• [WHAT YOU WILL DO] Images should be left out, and everything else in the listing reproduced exactly.

• [DATA PROVIDED]
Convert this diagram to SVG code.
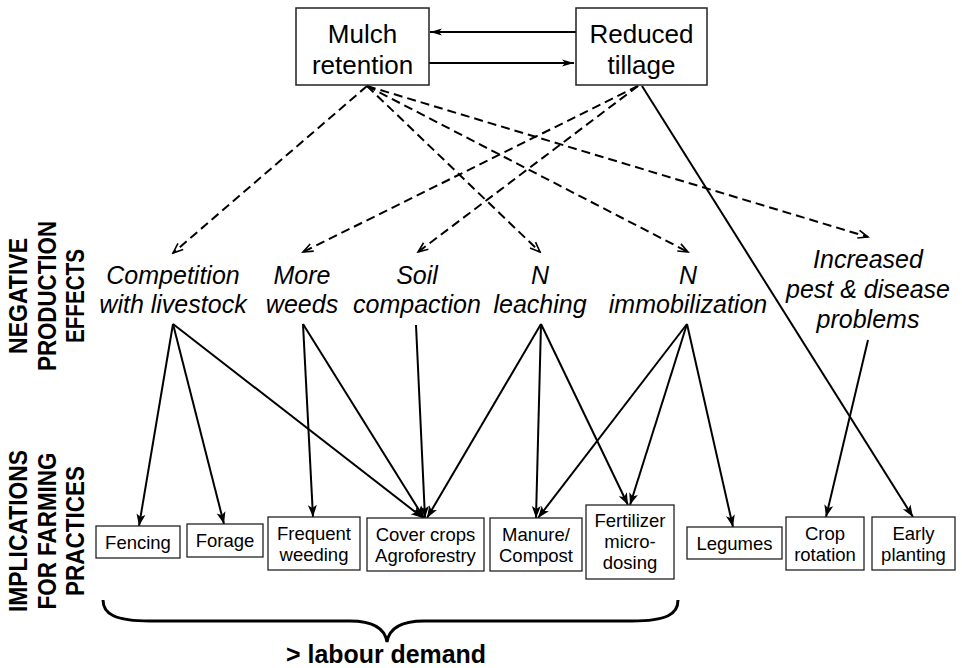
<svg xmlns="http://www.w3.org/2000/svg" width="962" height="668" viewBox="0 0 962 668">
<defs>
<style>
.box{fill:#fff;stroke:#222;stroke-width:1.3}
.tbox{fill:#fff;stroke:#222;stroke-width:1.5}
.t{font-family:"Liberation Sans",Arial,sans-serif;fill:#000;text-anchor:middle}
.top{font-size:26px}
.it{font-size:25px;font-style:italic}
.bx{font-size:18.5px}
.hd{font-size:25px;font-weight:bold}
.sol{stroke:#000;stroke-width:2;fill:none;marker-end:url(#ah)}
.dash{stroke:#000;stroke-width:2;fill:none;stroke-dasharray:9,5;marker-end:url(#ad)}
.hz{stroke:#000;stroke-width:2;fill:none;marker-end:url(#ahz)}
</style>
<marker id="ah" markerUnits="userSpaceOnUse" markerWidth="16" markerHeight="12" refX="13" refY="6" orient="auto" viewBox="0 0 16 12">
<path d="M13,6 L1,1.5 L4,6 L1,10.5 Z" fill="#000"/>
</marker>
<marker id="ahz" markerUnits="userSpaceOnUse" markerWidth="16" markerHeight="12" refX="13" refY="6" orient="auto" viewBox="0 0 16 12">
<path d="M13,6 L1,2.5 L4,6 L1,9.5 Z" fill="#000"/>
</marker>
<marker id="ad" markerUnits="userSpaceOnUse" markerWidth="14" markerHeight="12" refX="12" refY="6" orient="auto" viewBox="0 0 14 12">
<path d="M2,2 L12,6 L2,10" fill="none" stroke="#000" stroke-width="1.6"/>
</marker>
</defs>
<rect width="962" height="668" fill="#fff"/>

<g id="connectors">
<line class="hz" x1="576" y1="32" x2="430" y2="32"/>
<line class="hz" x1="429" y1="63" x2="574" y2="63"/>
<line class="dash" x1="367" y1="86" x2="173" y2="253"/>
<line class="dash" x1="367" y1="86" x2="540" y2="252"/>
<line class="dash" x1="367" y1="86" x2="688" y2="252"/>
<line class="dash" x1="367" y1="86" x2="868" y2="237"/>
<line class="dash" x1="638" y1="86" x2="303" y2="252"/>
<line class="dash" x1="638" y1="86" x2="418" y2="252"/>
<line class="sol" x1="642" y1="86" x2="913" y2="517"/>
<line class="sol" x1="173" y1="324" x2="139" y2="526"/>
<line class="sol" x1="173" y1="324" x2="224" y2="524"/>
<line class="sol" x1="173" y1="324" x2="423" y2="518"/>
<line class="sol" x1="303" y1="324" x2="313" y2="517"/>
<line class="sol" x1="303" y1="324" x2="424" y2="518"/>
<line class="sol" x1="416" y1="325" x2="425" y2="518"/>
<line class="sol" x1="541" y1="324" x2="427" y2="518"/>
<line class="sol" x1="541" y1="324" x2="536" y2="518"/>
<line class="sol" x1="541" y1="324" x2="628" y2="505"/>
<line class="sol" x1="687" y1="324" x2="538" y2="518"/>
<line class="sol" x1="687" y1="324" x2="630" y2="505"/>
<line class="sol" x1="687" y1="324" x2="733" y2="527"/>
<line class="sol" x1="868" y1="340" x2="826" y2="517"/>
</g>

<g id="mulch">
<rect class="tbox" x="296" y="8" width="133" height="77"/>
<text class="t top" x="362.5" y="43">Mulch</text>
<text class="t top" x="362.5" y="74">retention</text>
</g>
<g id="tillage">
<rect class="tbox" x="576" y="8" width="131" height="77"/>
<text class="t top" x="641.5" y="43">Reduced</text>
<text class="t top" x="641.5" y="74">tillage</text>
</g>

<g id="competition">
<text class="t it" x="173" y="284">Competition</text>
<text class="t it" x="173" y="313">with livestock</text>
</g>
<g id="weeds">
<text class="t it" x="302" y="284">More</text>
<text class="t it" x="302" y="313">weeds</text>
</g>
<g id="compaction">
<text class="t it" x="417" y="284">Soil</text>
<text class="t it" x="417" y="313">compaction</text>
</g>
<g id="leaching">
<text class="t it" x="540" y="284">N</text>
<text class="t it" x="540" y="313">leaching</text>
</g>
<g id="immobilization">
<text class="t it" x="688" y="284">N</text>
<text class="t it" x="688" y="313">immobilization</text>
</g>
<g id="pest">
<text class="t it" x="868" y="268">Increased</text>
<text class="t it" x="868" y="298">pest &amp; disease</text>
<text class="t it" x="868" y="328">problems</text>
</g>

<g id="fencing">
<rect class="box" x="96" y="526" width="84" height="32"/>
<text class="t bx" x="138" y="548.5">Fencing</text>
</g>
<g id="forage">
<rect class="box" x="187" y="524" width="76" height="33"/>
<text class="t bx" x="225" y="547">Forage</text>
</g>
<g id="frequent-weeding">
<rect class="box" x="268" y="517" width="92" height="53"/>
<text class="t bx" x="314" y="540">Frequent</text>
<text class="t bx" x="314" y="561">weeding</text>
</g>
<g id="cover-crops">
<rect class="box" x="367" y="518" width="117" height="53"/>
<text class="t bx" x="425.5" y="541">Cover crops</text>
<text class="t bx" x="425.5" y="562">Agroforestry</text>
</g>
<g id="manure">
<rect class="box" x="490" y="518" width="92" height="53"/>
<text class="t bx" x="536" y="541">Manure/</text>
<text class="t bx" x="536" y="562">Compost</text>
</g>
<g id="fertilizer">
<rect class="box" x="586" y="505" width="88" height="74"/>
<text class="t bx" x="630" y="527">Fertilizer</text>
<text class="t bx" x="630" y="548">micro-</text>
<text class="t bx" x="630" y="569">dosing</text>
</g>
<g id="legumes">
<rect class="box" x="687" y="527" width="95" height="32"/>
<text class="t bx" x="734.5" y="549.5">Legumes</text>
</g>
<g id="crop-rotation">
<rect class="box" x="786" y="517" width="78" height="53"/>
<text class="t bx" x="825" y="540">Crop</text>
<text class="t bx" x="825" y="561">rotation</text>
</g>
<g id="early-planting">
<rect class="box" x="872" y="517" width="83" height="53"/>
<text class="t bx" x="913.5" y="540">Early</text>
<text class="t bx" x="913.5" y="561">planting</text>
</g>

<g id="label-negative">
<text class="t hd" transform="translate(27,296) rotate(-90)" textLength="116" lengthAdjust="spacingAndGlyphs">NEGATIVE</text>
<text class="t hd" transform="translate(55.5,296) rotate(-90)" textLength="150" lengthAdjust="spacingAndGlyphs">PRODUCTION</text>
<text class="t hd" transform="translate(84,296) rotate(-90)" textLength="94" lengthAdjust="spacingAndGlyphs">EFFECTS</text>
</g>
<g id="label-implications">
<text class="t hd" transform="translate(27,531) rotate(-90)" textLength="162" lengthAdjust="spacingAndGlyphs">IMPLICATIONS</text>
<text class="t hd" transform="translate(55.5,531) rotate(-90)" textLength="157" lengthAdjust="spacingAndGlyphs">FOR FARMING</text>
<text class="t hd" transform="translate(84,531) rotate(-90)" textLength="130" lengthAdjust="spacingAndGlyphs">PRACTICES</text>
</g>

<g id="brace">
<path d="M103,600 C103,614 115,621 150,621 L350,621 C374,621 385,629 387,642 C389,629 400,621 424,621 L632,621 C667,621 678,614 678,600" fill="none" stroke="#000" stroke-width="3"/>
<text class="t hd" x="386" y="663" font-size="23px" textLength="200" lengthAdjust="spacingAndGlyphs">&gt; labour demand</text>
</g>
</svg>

• [EXERCISE ANSWER]
Convert this diagram to SVG code.
<svg xmlns="http://www.w3.org/2000/svg" width="962" height="668" viewBox="0 0 962 668">
<defs>
<style>
.box{fill:#fff;stroke:#222;stroke-width:1.3}
.tbox{fill:#fff;stroke:#222;stroke-width:1.5}
.t{font-family:"Liberation Sans",Arial,sans-serif;fill:#000;text-anchor:middle}
.top{font-size:26px}
.it{font-size:25px;font-style:italic}
.bx{font-size:18.5px}
.hd{font-size:25px;font-weight:bold}
.sol{stroke:#000;stroke-width:2;fill:none;marker-end:url(#ah)}
.dash{stroke:#000;stroke-width:2;fill:none;stroke-dasharray:9,5;marker-end:url(#ad)}
.hz{stroke:#000;stroke-width:2;fill:none;marker-end:url(#ahz)}
</style>
<marker id="ah" markerUnits="userSpaceOnUse" markerWidth="16" markerHeight="12" refX="13" refY="6" orient="auto" viewBox="0 0 16 12">
<path d="M13,6 L1,1.5 L4,6 L1,10.5 Z" fill="#000"/>
</marker>
<marker id="ahz" markerUnits="userSpaceOnUse" markerWidth="16" markerHeight="12" refX="13" refY="6" orient="auto" viewBox="0 0 16 12">
<path d="M13,6 L1,2.5 L4,6 L1,9.5 Z" fill="#000"/>
</marker>
<marker id="ad" markerUnits="userSpaceOnUse" markerWidth="14" markerHeight="12" refX="12" refY="6" orient="auto" viewBox="0 0 14 12">
<path d="M2,2 L12,6 L2,10" fill="none" stroke="#000" stroke-width="1.6"/>
</marker>
</defs>
<rect width="962" height="668" fill="#fff"/>

<g id="connectors">
<line class="hz" x1="576" y1="32" x2="430" y2="32"/>
<line class="hz" x1="429" y1="63" x2="574" y2="63"/>
<line class="dash" x1="367" y1="86" x2="173" y2="253"/>
<line class="dash" x1="367" y1="86" x2="540" y2="252"/>
<line class="dash" x1="367" y1="86" x2="688" y2="252"/>
<line class="dash" x1="367" y1="86" x2="868" y2="237"/>
<line class="dash" x1="638" y1="86" x2="303" y2="252"/>
<line class="dash" x1="638" y1="86" x2="418" y2="252"/>
<line class="sol" x1="642" y1="86" x2="913" y2="517"/>
<line class="sol" x1="173" y1="324" x2="139" y2="526"/>
<line class="sol" x1="173" y1="324" x2="224" y2="524"/>
<line class="sol" x1="173" y1="324" x2="423" y2="518"/>
<line class="sol" x1="303" y1="324" x2="313" y2="517"/>
<line class="sol" x1="303" y1="324" x2="424" y2="518"/>
<line class="sol" x1="416" y1="325" x2="425" y2="518"/>
<line class="sol" x1="541" y1="324" x2="427" y2="518"/>
<line class="sol" x1="541" y1="324" x2="536" y2="518"/>
<line class="sol" x1="541" y1="324" x2="628" y2="505"/>
<line class="sol" x1="687" y1="324" x2="538" y2="518"/>
<line class="sol" x1="687" y1="324" x2="630" y2="505"/>
<line class="sol" x1="687" y1="324" x2="733" y2="527"/>
<line class="sol" x1="868" y1="340" x2="826" y2="517"/>
</g>

<g id="mulch">
<rect class="tbox" x="296" y="8" width="133" height="77"/>
<text class="t top" x="362.5" y="43">Mulch</text>
<text class="t top" x="362.5" y="74">retention</text>
</g>
<g id="tillage">
<rect class="tbox" x="576" y="8" width="131" height="77"/>
<text class="t top" x="641.5" y="43">Reduced</text>
<text class="t top" x="641.5" y="74">tillage</text>
</g>

<g id="competition">
<text class="t it" x="173" y="284">Competition</text>
<text class="t it" x="173" y="313">with livestock</text>
</g>
<g id="weeds">
<text class="t it" x="302" y="284">More</text>
<text class="t it" x="302" y="313">weeds</text>
</g>
<g id="compaction">
<text class="t it" x="417" y="284">Soil</text>
<text class="t it" x="417" y="313">compaction</text>
</g>
<g id="leaching">
<text class="t it" x="540" y="284">N</text>
<text class="t it" x="540" y="313">leaching</text>
</g>
<g id="immobilization">
<text class="t it" x="688" y="284">N</text>
<text class="t it" x="688" y="313">immobilization</text>
</g>
<g id="pest">
<text class="t it" x="868" y="268">Increased</text>
<text class="t it" x="868" y="298">pest &amp; disease</text>
<text class="t it" x="868" y="328">problems</text>
</g>

<g id="fencing">
<rect class="box" x="96" y="526" width="84" height="32"/>
<text class="t bx" x="138" y="548.5">Fencing</text>
</g>
<g id="forage">
<rect class="box" x="187" y="524" width="76" height="33"/>
<text class="t bx" x="225" y="547">Forage</text>
</g>
<g id="frequent-weeding">
<rect class="box" x="268" y="517" width="92" height="53"/>
<text class="t bx" x="314" y="540">Frequent</text>
<text class="t bx" x="314" y="561">weeding</text>
</g>
<g id="cover-crops">
<rect class="box" x="367" y="518" width="117" height="53"/>
<text class="t bx" x="425.5" y="541">Cover crops</text>
<text class="t bx" x="425.5" y="562">Agroforestry</text>
</g>
<g id="manure">
<rect class="box" x="490" y="518" width="92" height="53"/>
<text class="t bx" x="536" y="541">Manure/</text>
<text class="t bx" x="536" y="562">Compost</text>
</g>
<g id="fertilizer">
<rect class="box" x="586" y="505" width="88" height="74"/>
<text class="t bx" x="630" y="527">Fertilizer</text>
<text class="t bx" x="630" y="548">micro-</text>
<text class="t bx" x="630" y="569">dosing</text>
</g>
<g id="legumes">
<rect class="box" x="687" y="527" width="95" height="32"/>
<text class="t bx" x="734.5" y="549.5">Legumes</text>
</g>
<g id="crop-rotation">
<rect class="box" x="786" y="517" width="78" height="53"/>
<text class="t bx" x="825" y="540">Crop</text>
<text class="t bx" x="825" y="561">rotation</text>
</g>
<g id="early-planting">
<rect class="box" x="872" y="517" width="83" height="53"/>
<text class="t bx" x="913.5" y="540">Early</text>
<text class="t bx" x="913.5" y="561">planting</text>
</g>

<g id="label-negative">
<text class="t hd" transform="translate(27,296) rotate(-90)" textLength="116" lengthAdjust="spacingAndGlyphs">NEGATIVE</text>
<text class="t hd" transform="translate(55.5,296) rotate(-90)" textLength="150" lengthAdjust="spacingAndGlyphs">PRODUCTION</text>
<text class="t hd" transform="translate(84,296) rotate(-90)" textLength="94" lengthAdjust="spacingAndGlyphs">EFFECTS</text>
</g>
<g id="label-implications">
<text class="t hd" transform="translate(27,531) rotate(-90)" textLength="162" lengthAdjust="spacingAndGlyphs">IMPLICATIONS</text>
<text class="t hd" transform="translate(55.5,531) rotate(-90)" textLength="157" lengthAdjust="spacingAndGlyphs">FOR FARMING</text>
<text class="t hd" transform="translate(84,531) rotate(-90)" textLength="130" lengthAdjust="spacingAndGlyphs">PRACTICES</text>
</g>

<g id="brace">
<path d="M103,600 C103,614 115,621 150,621 L350,621 C374,621 385,629 387,642 C389,629 400,621 424,621 L632,621 C667,621 678,614 678,600" fill="none" stroke="#000" stroke-width="3"/>
<text class="t hd" x="386" y="663" font-size="23px" textLength="200" lengthAdjust="spacingAndGlyphs">&gt; labour demand</text>
</g>
</svg>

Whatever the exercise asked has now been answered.